▸ WHAT IS ASKED:
Go through the lines below and copy each one that holds the string "this".

▸ ENTRIES:

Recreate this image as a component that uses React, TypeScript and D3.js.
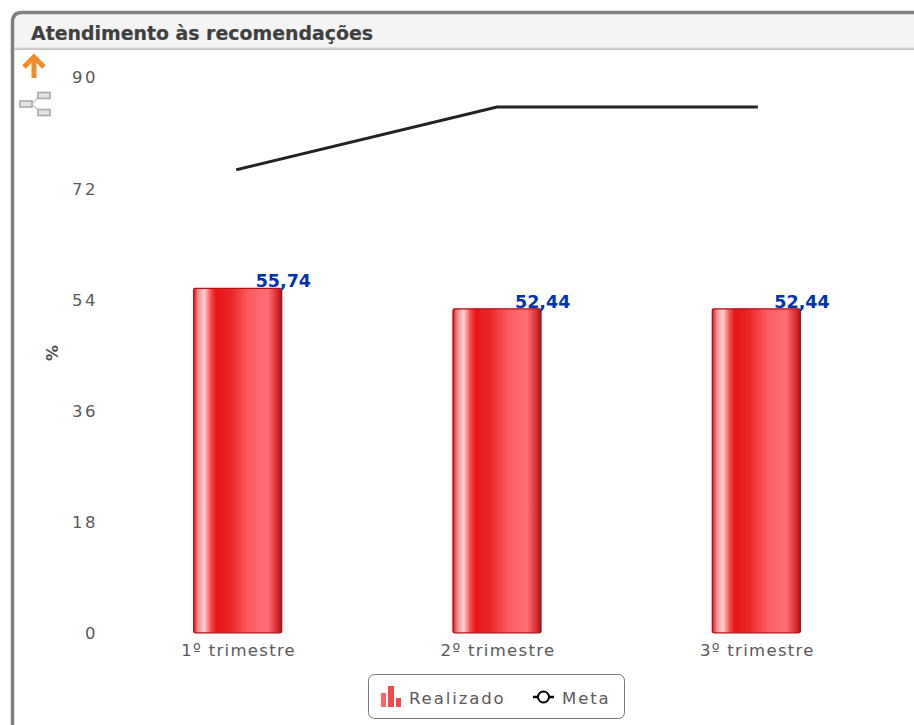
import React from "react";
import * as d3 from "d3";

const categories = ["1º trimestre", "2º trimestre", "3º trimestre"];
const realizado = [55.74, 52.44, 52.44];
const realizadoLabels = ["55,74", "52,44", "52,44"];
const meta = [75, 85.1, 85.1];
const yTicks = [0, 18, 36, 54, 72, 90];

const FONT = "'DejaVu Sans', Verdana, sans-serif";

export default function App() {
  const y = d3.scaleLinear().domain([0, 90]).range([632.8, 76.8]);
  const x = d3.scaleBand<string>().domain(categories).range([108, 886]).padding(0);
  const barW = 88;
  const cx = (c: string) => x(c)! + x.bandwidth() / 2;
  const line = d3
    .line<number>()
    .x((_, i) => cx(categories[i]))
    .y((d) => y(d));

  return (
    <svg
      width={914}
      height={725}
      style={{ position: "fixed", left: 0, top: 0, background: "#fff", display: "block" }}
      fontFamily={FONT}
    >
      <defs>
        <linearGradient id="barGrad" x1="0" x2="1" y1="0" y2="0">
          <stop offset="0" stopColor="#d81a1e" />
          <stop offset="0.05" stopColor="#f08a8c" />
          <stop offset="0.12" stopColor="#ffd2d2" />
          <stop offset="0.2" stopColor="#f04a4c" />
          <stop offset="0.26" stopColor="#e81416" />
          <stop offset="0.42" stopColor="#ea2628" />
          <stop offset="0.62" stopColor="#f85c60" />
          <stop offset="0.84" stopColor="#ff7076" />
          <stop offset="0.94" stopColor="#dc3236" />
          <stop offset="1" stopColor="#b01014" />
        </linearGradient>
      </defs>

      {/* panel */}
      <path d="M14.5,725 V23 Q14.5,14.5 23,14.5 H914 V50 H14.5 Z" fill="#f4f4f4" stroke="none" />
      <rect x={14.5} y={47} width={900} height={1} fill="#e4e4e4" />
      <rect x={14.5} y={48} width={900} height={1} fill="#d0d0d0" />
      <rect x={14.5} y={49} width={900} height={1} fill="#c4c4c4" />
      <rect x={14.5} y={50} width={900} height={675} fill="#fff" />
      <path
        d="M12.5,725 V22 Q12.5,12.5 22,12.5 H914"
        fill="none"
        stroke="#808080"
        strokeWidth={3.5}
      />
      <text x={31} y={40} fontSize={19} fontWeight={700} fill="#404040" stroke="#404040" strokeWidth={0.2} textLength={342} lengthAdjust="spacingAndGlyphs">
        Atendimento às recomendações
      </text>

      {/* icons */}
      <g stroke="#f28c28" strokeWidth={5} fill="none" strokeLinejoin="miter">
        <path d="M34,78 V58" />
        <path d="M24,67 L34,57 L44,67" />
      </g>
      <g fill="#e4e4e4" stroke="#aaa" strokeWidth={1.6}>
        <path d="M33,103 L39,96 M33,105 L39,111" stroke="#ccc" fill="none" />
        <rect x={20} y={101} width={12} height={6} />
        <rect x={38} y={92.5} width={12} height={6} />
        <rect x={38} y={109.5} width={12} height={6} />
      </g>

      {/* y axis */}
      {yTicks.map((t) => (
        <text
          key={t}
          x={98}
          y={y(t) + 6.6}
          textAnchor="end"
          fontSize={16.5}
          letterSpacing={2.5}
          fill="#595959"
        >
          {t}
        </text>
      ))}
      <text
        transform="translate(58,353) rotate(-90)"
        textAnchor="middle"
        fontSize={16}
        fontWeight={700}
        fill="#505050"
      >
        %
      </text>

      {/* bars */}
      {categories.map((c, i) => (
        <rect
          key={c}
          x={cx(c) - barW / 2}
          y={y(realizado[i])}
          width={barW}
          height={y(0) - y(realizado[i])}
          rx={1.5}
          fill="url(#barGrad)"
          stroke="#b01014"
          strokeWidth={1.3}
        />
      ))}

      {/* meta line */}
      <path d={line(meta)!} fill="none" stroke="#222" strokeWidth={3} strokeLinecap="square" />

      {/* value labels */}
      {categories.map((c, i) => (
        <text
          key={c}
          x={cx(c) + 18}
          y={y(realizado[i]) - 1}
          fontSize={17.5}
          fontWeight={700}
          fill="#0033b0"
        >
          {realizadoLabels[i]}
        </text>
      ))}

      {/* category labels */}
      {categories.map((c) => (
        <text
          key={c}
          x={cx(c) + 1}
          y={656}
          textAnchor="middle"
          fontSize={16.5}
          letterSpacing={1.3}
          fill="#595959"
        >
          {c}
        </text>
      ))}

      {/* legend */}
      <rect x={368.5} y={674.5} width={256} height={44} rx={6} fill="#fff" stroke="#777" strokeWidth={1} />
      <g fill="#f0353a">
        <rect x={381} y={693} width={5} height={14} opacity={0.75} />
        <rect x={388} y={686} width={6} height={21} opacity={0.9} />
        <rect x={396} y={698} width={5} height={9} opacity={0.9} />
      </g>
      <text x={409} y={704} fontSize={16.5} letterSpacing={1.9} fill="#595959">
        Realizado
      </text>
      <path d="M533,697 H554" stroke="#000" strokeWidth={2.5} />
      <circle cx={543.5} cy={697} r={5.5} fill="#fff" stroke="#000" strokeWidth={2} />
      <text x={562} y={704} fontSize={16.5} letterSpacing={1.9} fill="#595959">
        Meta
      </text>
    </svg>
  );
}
...
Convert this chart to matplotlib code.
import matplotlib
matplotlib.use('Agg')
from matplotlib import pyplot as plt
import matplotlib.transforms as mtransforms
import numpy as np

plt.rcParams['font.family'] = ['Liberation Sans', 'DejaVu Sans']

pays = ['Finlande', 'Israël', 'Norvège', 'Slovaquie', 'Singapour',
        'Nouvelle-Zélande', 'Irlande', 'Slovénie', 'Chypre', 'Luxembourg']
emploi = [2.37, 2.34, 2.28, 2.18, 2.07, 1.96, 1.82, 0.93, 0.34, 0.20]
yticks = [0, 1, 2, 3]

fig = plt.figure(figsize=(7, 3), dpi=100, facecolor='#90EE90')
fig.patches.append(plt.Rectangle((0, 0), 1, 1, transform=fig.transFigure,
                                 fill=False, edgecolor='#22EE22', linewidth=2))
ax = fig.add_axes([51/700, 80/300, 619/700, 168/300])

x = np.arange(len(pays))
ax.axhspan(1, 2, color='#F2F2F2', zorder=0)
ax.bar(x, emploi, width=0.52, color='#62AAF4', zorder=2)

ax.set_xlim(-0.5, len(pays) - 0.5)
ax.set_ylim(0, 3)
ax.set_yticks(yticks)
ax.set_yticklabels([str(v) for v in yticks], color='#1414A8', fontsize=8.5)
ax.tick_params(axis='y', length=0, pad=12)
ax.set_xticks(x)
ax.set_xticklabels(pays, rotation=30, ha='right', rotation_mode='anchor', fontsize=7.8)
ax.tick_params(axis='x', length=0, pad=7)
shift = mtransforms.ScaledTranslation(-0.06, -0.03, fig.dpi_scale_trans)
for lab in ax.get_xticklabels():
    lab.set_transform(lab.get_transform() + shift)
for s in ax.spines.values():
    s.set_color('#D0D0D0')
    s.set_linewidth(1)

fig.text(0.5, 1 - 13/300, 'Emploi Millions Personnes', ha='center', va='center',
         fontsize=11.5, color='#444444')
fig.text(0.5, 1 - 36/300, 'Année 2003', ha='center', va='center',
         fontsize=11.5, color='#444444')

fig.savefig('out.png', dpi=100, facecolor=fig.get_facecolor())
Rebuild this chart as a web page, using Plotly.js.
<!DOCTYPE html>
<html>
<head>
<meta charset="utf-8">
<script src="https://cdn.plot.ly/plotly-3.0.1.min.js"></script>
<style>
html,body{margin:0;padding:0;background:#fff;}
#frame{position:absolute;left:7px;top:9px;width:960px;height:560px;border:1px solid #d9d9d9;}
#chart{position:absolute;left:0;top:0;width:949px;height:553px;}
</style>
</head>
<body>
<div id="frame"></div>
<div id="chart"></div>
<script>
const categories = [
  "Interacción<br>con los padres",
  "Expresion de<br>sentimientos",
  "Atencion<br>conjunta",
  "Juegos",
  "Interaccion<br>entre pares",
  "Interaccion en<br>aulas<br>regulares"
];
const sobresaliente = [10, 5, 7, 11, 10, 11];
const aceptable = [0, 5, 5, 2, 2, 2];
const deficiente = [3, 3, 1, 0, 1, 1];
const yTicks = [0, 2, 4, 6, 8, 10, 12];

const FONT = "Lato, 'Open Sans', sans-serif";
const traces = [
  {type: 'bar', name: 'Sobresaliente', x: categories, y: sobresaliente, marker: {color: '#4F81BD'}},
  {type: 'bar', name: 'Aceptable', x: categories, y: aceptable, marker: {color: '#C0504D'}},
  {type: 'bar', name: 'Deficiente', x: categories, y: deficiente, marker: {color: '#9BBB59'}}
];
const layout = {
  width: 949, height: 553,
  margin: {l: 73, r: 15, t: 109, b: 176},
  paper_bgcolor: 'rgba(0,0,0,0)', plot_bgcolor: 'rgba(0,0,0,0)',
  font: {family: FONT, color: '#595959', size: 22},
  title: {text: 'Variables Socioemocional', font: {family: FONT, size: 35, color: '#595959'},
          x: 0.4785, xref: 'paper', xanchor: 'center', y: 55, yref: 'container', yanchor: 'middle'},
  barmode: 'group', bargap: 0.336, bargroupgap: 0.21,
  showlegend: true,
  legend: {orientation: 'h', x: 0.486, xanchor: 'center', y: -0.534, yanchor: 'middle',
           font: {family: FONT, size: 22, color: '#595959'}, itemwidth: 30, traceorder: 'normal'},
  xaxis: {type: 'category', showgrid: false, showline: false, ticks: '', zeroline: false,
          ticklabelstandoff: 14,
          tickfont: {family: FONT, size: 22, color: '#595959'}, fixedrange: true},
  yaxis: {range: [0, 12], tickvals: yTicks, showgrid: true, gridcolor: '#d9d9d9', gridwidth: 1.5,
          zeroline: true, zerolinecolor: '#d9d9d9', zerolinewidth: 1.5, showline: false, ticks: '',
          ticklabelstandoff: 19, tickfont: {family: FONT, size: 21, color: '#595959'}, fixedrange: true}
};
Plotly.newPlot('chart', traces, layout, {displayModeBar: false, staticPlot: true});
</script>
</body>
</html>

▸ WRITTEN REPLY:
Recreate this image as a component that uses React, TypeScript and D3.js.
Convert this chart to matplotlib code.
Rebuild this chart as a web page, using Plotly.js.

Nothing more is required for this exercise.